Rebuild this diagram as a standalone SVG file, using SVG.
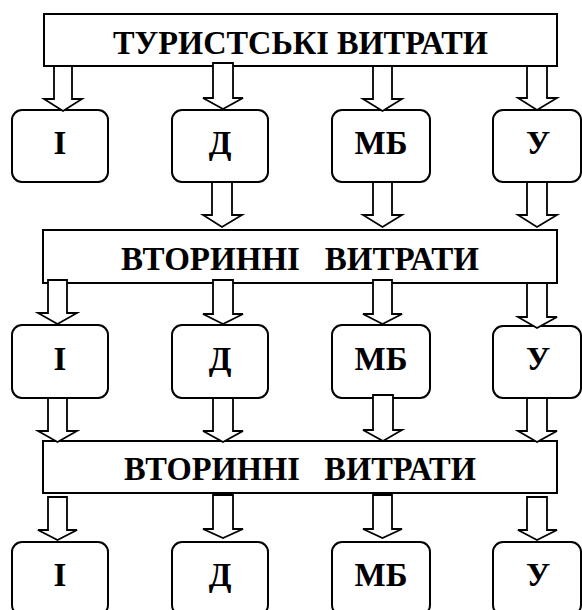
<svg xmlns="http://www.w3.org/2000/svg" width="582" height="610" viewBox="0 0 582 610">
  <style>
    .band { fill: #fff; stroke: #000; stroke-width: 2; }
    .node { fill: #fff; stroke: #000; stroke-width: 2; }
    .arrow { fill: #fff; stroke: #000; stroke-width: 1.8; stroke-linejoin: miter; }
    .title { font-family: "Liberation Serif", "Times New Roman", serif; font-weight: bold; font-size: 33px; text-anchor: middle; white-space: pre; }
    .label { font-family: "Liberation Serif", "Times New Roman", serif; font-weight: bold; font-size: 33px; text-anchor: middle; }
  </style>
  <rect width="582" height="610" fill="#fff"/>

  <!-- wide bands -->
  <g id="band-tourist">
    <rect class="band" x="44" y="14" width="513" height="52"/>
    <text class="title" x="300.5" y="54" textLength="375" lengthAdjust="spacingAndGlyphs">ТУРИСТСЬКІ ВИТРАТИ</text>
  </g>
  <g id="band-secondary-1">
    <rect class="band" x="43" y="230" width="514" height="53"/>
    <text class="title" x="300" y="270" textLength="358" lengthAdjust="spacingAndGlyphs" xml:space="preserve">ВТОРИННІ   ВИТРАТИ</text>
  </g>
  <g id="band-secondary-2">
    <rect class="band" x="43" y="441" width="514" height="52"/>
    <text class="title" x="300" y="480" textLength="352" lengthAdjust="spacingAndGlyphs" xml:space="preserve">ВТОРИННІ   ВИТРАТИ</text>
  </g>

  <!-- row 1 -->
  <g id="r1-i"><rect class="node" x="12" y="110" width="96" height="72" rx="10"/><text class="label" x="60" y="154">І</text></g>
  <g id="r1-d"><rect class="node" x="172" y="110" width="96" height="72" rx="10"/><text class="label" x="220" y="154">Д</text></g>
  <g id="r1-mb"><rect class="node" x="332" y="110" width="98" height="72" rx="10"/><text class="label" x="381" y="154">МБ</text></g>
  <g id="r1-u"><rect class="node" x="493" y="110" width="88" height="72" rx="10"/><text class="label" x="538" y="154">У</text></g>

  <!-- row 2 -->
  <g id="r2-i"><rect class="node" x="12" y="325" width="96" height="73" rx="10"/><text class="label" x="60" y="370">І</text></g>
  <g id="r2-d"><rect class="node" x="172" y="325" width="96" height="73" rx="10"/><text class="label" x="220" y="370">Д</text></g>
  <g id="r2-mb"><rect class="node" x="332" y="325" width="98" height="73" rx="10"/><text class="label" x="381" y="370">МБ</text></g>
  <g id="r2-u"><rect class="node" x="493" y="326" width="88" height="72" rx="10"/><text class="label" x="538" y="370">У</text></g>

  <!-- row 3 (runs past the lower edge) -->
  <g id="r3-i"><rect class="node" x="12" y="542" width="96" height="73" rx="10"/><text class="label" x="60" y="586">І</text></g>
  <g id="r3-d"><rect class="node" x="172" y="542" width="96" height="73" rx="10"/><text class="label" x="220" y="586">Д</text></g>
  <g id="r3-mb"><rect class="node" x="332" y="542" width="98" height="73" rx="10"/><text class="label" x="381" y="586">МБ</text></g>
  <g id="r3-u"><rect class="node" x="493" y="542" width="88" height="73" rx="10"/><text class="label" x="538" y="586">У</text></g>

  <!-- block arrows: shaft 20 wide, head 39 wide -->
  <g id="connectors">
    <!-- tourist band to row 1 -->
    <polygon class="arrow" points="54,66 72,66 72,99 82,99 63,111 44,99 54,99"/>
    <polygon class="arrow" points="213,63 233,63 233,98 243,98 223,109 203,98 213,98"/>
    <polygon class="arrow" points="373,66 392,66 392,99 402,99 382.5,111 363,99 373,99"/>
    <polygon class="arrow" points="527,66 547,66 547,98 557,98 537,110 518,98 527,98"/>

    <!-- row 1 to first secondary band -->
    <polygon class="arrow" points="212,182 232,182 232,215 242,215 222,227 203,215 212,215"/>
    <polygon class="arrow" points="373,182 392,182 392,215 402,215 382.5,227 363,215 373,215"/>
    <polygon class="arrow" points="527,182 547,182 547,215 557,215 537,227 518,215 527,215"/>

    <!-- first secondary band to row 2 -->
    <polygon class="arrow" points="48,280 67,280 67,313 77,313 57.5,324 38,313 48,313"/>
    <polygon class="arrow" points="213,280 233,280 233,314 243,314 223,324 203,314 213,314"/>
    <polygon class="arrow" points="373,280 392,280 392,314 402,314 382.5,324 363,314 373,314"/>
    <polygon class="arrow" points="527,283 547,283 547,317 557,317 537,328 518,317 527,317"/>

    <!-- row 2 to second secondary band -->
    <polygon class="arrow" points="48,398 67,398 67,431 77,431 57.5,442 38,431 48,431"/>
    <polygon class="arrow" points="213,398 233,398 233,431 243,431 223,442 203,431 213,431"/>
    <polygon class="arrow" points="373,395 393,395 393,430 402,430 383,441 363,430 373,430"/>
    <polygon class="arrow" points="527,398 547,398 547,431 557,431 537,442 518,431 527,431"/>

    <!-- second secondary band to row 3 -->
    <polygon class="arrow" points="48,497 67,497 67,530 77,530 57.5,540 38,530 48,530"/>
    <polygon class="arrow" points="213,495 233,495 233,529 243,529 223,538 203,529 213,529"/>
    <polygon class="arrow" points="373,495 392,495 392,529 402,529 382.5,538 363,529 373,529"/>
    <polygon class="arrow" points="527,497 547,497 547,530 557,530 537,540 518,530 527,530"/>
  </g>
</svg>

-.-.-

TASK INSTRUCTIONS: Omit every picture, then reproduce the rest of the listing exactly.

SOLUTION TO THIS TASK:
Rebuild this diagram as a standalone SVG file, using SVG.
<svg xmlns="http://www.w3.org/2000/svg" width="582" height="610" viewBox="0 0 582 610">
  <style>
    .band { fill: #fff; stroke: #000; stroke-width: 2; }
    .node { fill: #fff; stroke: #000; stroke-width: 2; }
    .arrow { fill: #fff; stroke: #000; stroke-width: 1.8; stroke-linejoin: miter; }
    .title { font-family: "Liberation Serif", "Times New Roman", serif; font-weight: bold; font-size: 33px; text-anchor: middle; white-space: pre; }
    .label { font-family: "Liberation Serif", "Times New Roman", serif; font-weight: bold; font-size: 33px; text-anchor: middle; }
  </style>
  <rect width="582" height="610" fill="#fff"/>

  <!-- wide bands -->
  <g id="band-tourist">
    <rect class="band" x="44" y="14" width="513" height="52"/>
    <text class="title" x="300.5" y="54" textLength="375" lengthAdjust="spacingAndGlyphs">ТУРИСТСЬКІ ВИТРАТИ</text>
  </g>
  <g id="band-secondary-1">
    <rect class="band" x="43" y="230" width="514" height="53"/>
    <text class="title" x="300" y="270" textLength="358" lengthAdjust="spacingAndGlyphs" xml:space="preserve">ВТОРИННІ   ВИТРАТИ</text>
  </g>
  <g id="band-secondary-2">
    <rect class="band" x="43" y="441" width="514" height="52"/>
    <text class="title" x="300" y="480" textLength="352" lengthAdjust="spacingAndGlyphs" xml:space="preserve">ВТОРИННІ   ВИТРАТИ</text>
  </g>

  <!-- row 1 -->
  <g id="r1-i"><rect class="node" x="12" y="110" width="96" height="72" rx="10"/><text class="label" x="60" y="154">І</text></g>
  <g id="r1-d"><rect class="node" x="172" y="110" width="96" height="72" rx="10"/><text class="label" x="220" y="154">Д</text></g>
  <g id="r1-mb"><rect class="node" x="332" y="110" width="98" height="72" rx="10"/><text class="label" x="381" y="154">МБ</text></g>
  <g id="r1-u"><rect class="node" x="493" y="110" width="88" height="72" rx="10"/><text class="label" x="538" y="154">У</text></g>

  <!-- row 2 -->
  <g id="r2-i"><rect class="node" x="12" y="325" width="96" height="73" rx="10"/><text class="label" x="60" y="370">І</text></g>
  <g id="r2-d"><rect class="node" x="172" y="325" width="96" height="73" rx="10"/><text class="label" x="220" y="370">Д</text></g>
  <g id="r2-mb"><rect class="node" x="332" y="325" width="98" height="73" rx="10"/><text class="label" x="381" y="370">МБ</text></g>
  <g id="r2-u"><rect class="node" x="493" y="326" width="88" height="72" rx="10"/><text class="label" x="538" y="370">У</text></g>

  <!-- row 3 (runs past the lower edge) -->
  <g id="r3-i"><rect class="node" x="12" y="542" width="96" height="73" rx="10"/><text class="label" x="60" y="586">І</text></g>
  <g id="r3-d"><rect class="node" x="172" y="542" width="96" height="73" rx="10"/><text class="label" x="220" y="586">Д</text></g>
  <g id="r3-mb"><rect class="node" x="332" y="542" width="98" height="73" rx="10"/><text class="label" x="381" y="586">МБ</text></g>
  <g id="r3-u"><rect class="node" x="493" y="542" width="88" height="73" rx="10"/><text class="label" x="538" y="586">У</text></g>

  <!-- block arrows: shaft 20 wide, head 39 wide -->
  <g id="connectors">
    <!-- tourist band to row 1 -->
    <polygon class="arrow" points="54,66 72,66 72,99 82,99 63,111 44,99 54,99"/>
    <polygon class="arrow" points="213,63 233,63 233,98 243,98 223,109 203,98 213,98"/>
    <polygon class="arrow" points="373,66 392,66 392,99 402,99 382.5,111 363,99 373,99"/>
    <polygon class="arrow" points="527,66 547,66 547,98 557,98 537,110 518,98 527,98"/>

    <!-- row 1 to first secondary band -->
    <polygon class="arrow" points="212,182 232,182 232,215 242,215 222,227 203,215 212,215"/>
    <polygon class="arrow" points="373,182 392,182 392,215 402,215 382.5,227 363,215 373,215"/>
    <polygon class="arrow" points="527,182 547,182 547,215 557,215 537,227 518,215 527,215"/>

    <!-- first secondary band to row 2 -->
    <polygon class="arrow" points="48,280 67,280 67,313 77,313 57.5,324 38,313 48,313"/>
    <polygon class="arrow" points="213,280 233,280 233,314 243,314 223,324 203,314 213,314"/>
    <polygon class="arrow" points="373,280 392,280 392,314 402,314 382.5,324 363,314 373,314"/>
    <polygon class="arrow" points="527,283 547,283 547,317 557,317 537,328 518,317 527,317"/>

    <!-- row 2 to second secondary band -->
    <polygon class="arrow" points="48,398 67,398 67,431 77,431 57.5,442 38,431 48,431"/>
    <polygon class="arrow" points="213,398 233,398 233,431 243,431 223,442 203,431 213,431"/>
    <polygon class="arrow" points="373,395 393,395 393,430 402,430 383,441 363,430 373,430"/>
    <polygon class="arrow" points="527,398 547,398 547,431 557,431 537,442 518,431 527,431"/>

    <!-- second secondary band to row 3 -->
    <polygon class="arrow" points="48,497 67,497 67,530 77,530 57.5,540 38,530 48,530"/>
    <polygon class="arrow" points="213,495 233,495 233,529 243,529 223,538 203,529 213,529"/>
    <polygon class="arrow" points="373,495 392,495 392,529 402,529 382.5,538 363,529 373,529"/>
    <polygon class="arrow" points="527,497 547,497 547,530 557,530 537,540 518,530 527,530"/>
  </g>
</svg>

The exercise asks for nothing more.